The longnose gar hasn’t been around as long as the paddlefish, but still it dominated the water while dinosaurs thrived on land. The gar is a very bony fish, with narrow, teeth-filled mouths more than a foot long. They usually remain motionless at the surface and eat small fish that swim beside them. Kids throw rocks at them and they don’t move. They are fearless creatures. After all, they’ve been through nearly as much as the paddlefish.

Longnose gar can easily grow longer than four feet and are widely dispersed from major rivers to deep creeks. Its southern counterpart, the alligator gar can grow even larger. Usually, they are seen at the surface. While longnose gar may sometimes take a lure, anglers find it difficult to imbed a hook into their bony jaws. Gar are especially bony fish and people rarely eat them.

Some people, however, consider them a nuisance and kill them out of hand, thinking the gar eats too many gamefish. However, their mouths are too small to easily eat gamefish. Mostly they dine on minnows. “Gar really don’t have much effect on gamefish populations,” Morrison said. “After all, they have coexisted for millions of years.”

Morrison said just as people overestimate the gar’s impact on gamefish, they also overestimate gar populations. “People usually get an unrealistic idea of just how many gar there are in a stretch of river.
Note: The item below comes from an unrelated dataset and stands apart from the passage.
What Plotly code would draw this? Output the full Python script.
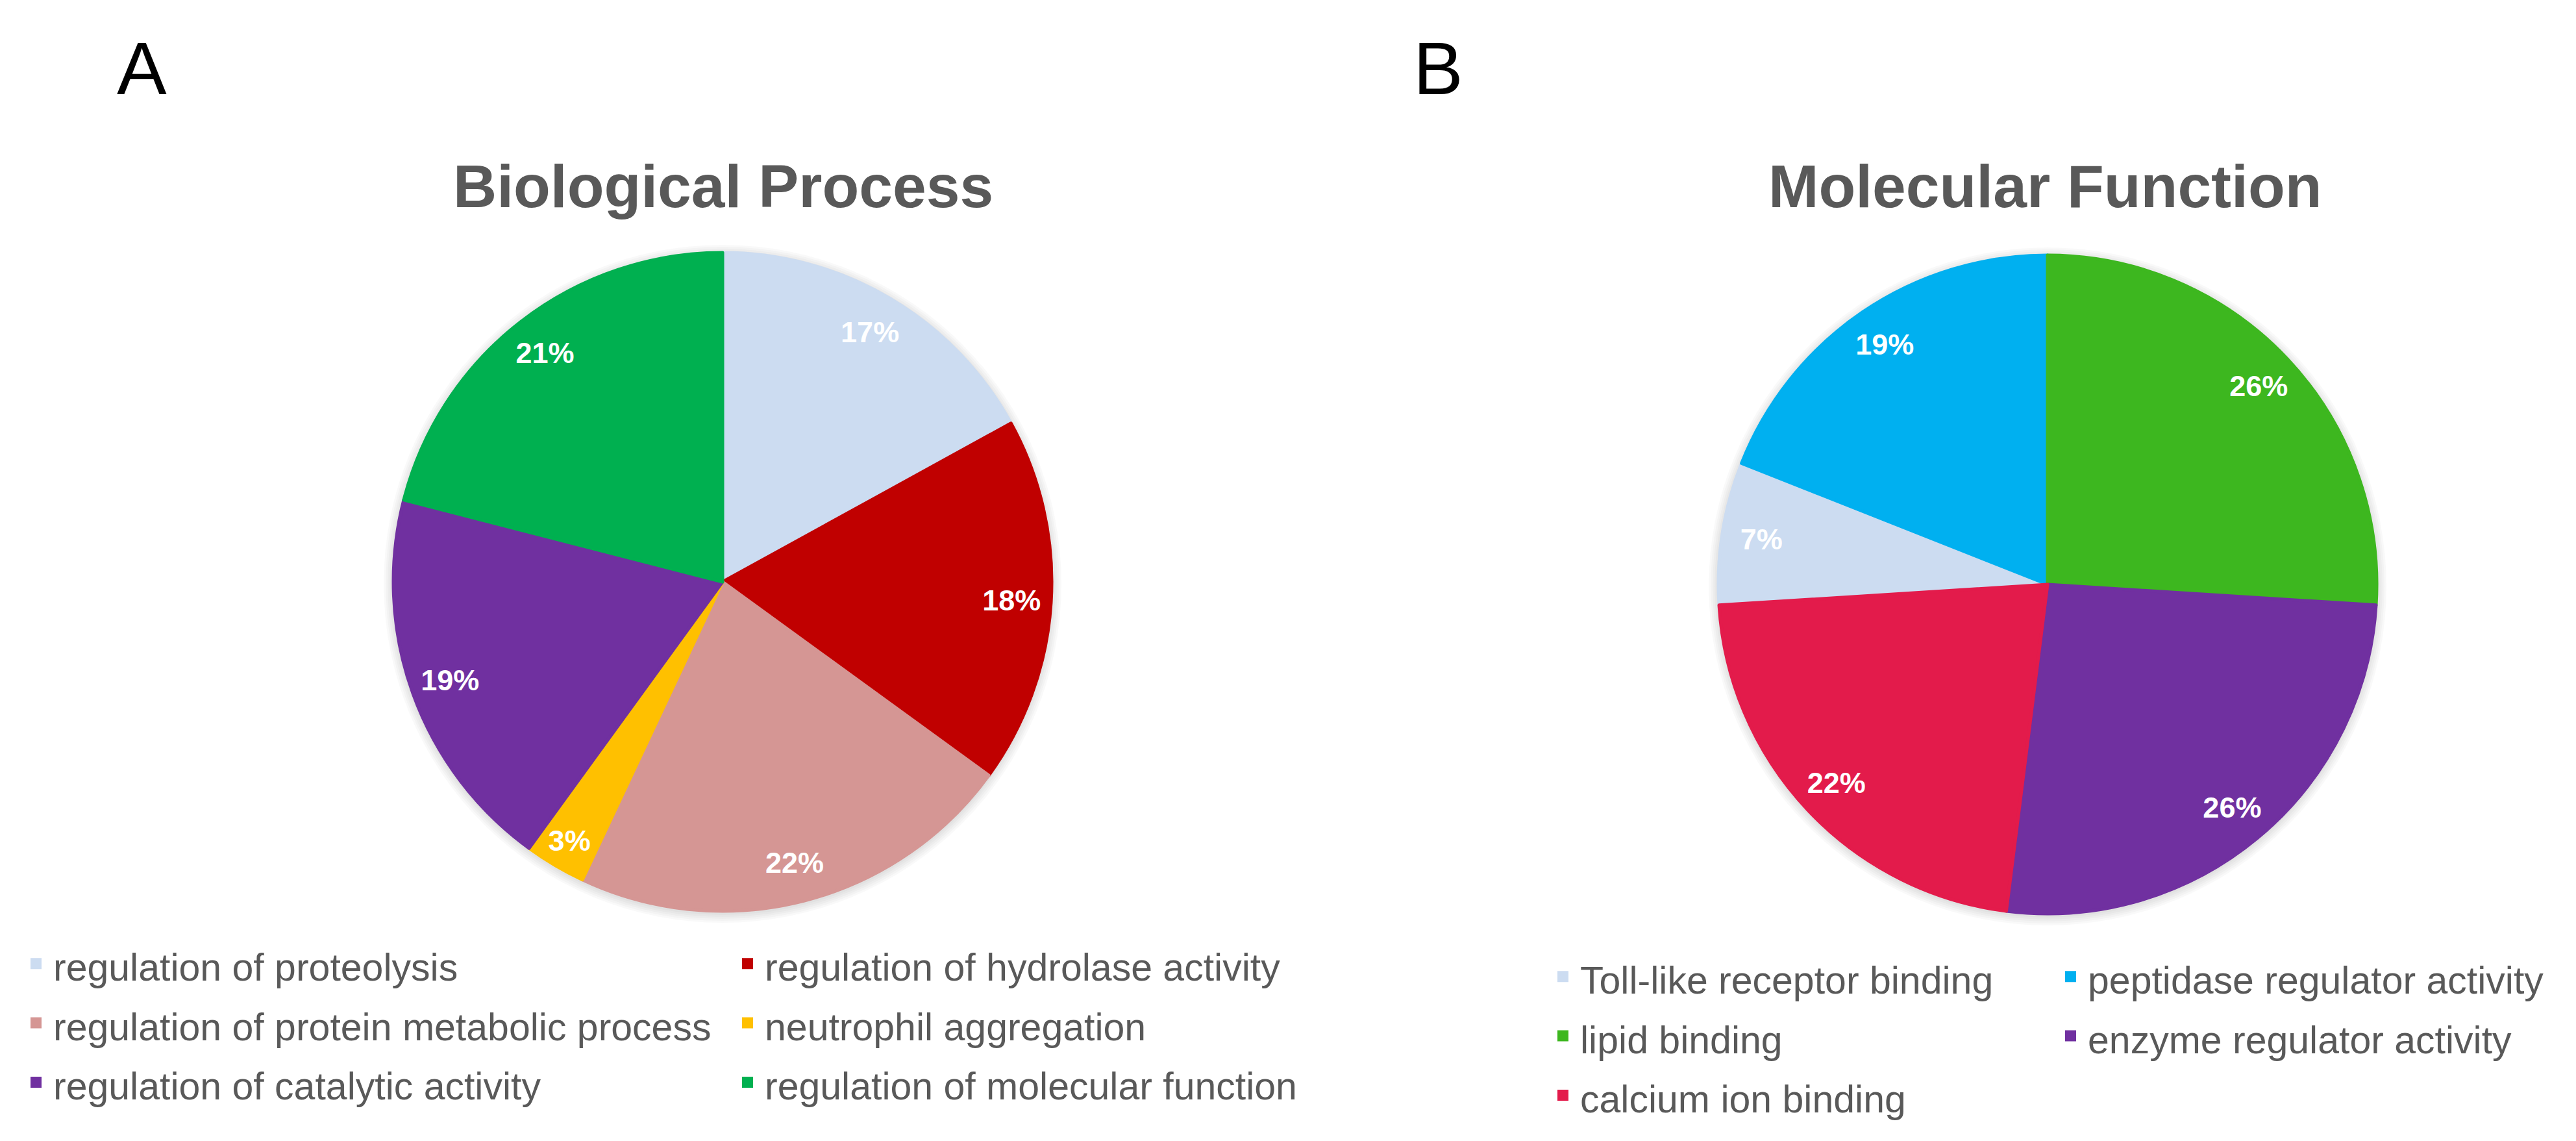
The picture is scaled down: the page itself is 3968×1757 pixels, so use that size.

If you look over a bridge, you might see 15 gar, but you’re probably seeing every gar in the area,” Morrison said.

Gars often lazily drift at the surface because they are breathing air. While it has gills for dissolving oxygen from water like all fish, gars also have a primitive lung for breathing air. That’s one secret to the gar’s longevity as a species. Even when oxygen levels dip low enough to kill nearly every other fish in a body of water, the gar can derive oxygen from the air.